## AIM OF THE TASK:
The line holding "errors = [1.06, 1.72, 1.54, 0.75, 1.16, 0.88]" is the last one to output; start at the first line of the data, keep every line in between exactly, and leave out pictures.

-- Start DATA SHOWN --

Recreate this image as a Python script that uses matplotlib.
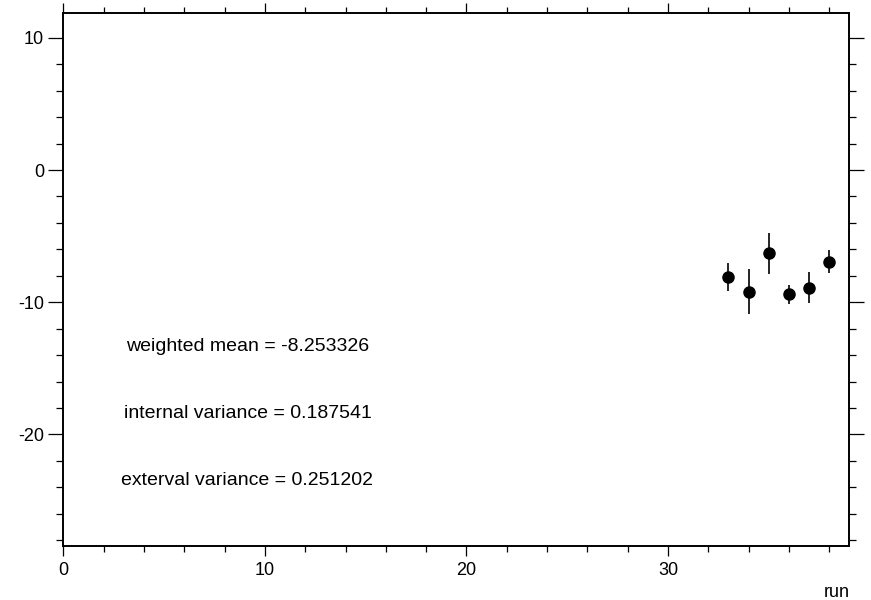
import matplotlib
matplotlib.use('Agg')
import matplotlib.pyplot as plt
from matplotlib.ticker import MultipleLocator

plt.rcParams['font.family'] = ['Liberation Sans', 'DejaVu Sans']
plt.rcParams['axes.unicode_minus'] = False

# data
runs = [33, 34, 35, 36, 37, 38]
values = [-8.09, -9.19, -6.30, -9.41, -8.89, -6.93]
errors = [1.06, 1.72, 1.54, 0.75, 1.16, 0.88]

stats_labels = ['weighted mean = -8.253326',
                'internal variance = 0.187541',
                'exterval variance = 0.251202']
stats_y = [-13.36, -18.4, -23.5]

fig = plt.figure(figsize=(8.71, 6.0), dpi=100)
ax = fig.add_axes([0.0729, 0.0905, 0.9751 - 0.0729, (600 - 13) / 600 - 0.0905])

ax.errorbar(runs, values, yerr=errors, fmt='o', color='black',
            markersize=8, elinewidth=1.2, capsize=0)

for label, y in zip(stats_labels, stats_y):
    ax.text(9.13, y, label, ha='center', va='center', fontsize=14)

ax.set_xlim(0, 39)
ax.set_ylim(-28.42, 11.88)

ax.xaxis.set_major_locator(MultipleLocator(10))
ax.xaxis.set_minor_locator(MultipleLocator(2))
ax.yaxis.set_major_locator(MultipleLocator(10))
ax.yaxis.set_minor_locator(MultipleLocator(2))

ax.tick_params(axis='x', which='major', direction='out', length=7.5, width=0.9,
               top=True, labeltop=False, labelsize=13, pad=4)
ax.tick_params(axis='x', which='minor', direction='out', length=4, width=0.9, top=True)
ax.tick_params(axis='y', which='major', direction='out', length=11, width=0.9,
               right=True, labelright=False, labelsize=13, pad=3)
ax.tick_params(axis='y', which='minor', direction='out', length=5, width=0.9, right=True)

for s in ax.spines.values():
    s.set_linewidth(1.4)

ax.set_xlabel('run', loc='right', fontsize=13, labelpad=4)

fig.savefig('out.png', dpi=100)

-- End DATA SHOWN --

## FINAL ANSWER:
Recreate this image as a Python script that uses matplotlib.
import matplotlib
matplotlib.use('Agg')
import matplotlib.pyplot as plt
from matplotlib.ticker import MultipleLocator

plt.rcParams['font.family'] = ['Liberation Sans', 'DejaVu Sans']
plt.rcParams['axes.unicode_minus'] = False

# data
runs = [33, 34, 35, 36, 37, 38]
values = [-8.09, -9.19, -6.30, -9.41, -8.89, -6.93]
errors = [1.06, 1.72, 1.54, 0.75, 1.16, 0.88]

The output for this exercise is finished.